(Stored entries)
_ _ _ _ _

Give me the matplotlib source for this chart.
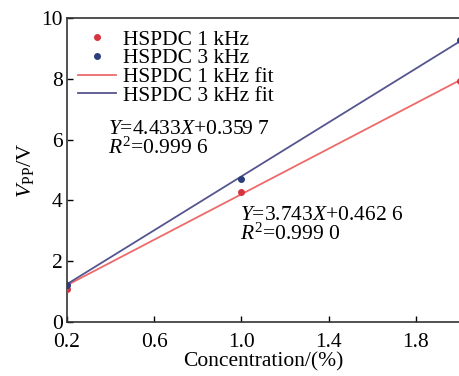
import numpy as np
import matplotlib.pyplot as plt

conc = [0.2, 1.0, 2.0]
v_1k = [1.09, 4.28, 7.93]
v_3k = [1.22, 4.70, 9.28]
fit_1k = (3.743, 0.4626)
fit_3k = (4.433, 0.3597)
xticks = [0.2, 0.6, 1.0, 1.4, 1.8]
yticks = [0, 2, 4, 6, 8, 10]

plt.rcParams["font.family"] = "Liberation Serif"
plt.rcParams["mathtext.fontset"] = "custom"
plt.rcParams["mathtext.rm"] = "Liberation Serif"
plt.rcParams["mathtext.it"] = "Liberation Serif:italic"

fig = plt.figure(figsize=(4.6, 3.76), dpi=100)
ax = fig.add_axes([0.1457, 0.1436, 0.8533, 0.8084])

xf = np.array([0.2, 2.0])
ax.plot(conc, v_1k, 'o', color='#d8333f', ms=4, label='HSPDC 1 kHz', zorder=3)
ax.plot(conc, v_3k, 'o', color='#2c3e7e', ms=4, label='HSPDC 3 kHz', zorder=3)
ax.plot(xf, fit_1k[0]*xf + fit_1k[1], '-', color='#ee6a6a', lw=1.3, label='HSPDC 1 kHz fit')
ax.plot(xf, fit_3k[0]*xf + fit_3k[1], '-', color='#55558f', lw=1.3, label='HSPDC 3 kHz fit')

ax.set_xlim(0.2, 2.0)
ax.set_ylim(0, 10)
ax.set_xticks(xticks)
ax.set_xticklabels(['0.2', '0.6', '1.0', '1.4', '1.8'])
ax.set_yticks(yticks)
ax.tick_params(direction='in', length=4, width=1, labelsize=15.5)
ax.tick_params(axis='x', pad=8)
ax.tick_params(axis='y', pad=3)
for s in ax.spines.values():
    s.set_linewidth(1.2)
    s.set_color('#333333')

ax.set_xlabel('Concentration/(%)', fontsize=15.5, labelpad=0)
ax.set_ylabel(r'$V_{\mathrm{PP}}$/V', fontsize=16, labelpad=4)

ax.legend(loc='upper left', fontsize=15.5, frameon=False, handlelength=1.75,
          handletextpad=0.35, labelspacing=-0.06, borderaxespad=0.2,
          bbox_to_anchor=(-0.005, 1.005))

ax.text(0.105, 0.60, r'$Y$=4.433$X$+0.359 7' + '\n' + r'$R^2$=0.999 6',
        transform=ax.transAxes, fontsize=15.5, linespacing=0.9, va='center')
ax.text(0.44, 0.318, r'$Y$=3.743$X$+0.462 6' + '\n' + r'$R^2$=0.999 0',
        transform=ax.transAxes, fontsize=15.5, linespacing=0.9, va='center')

fig.savefig('out.png', dpi=100)
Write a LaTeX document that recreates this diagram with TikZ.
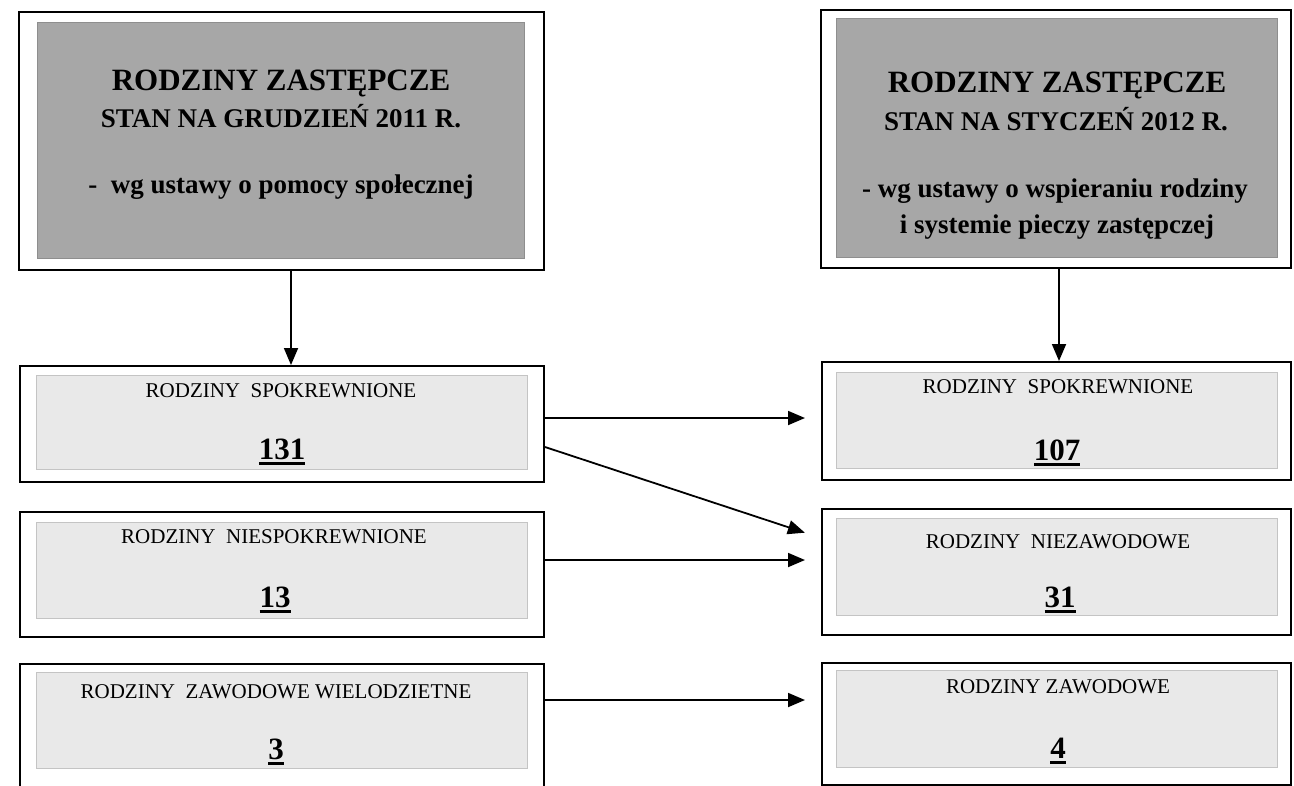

_ _ _ _ _

**WORK TO BE COMPLETED**
Work out how many lines in the records above contain the word "this", and reply with that number alone.

**RESULT OF THE TASK**
2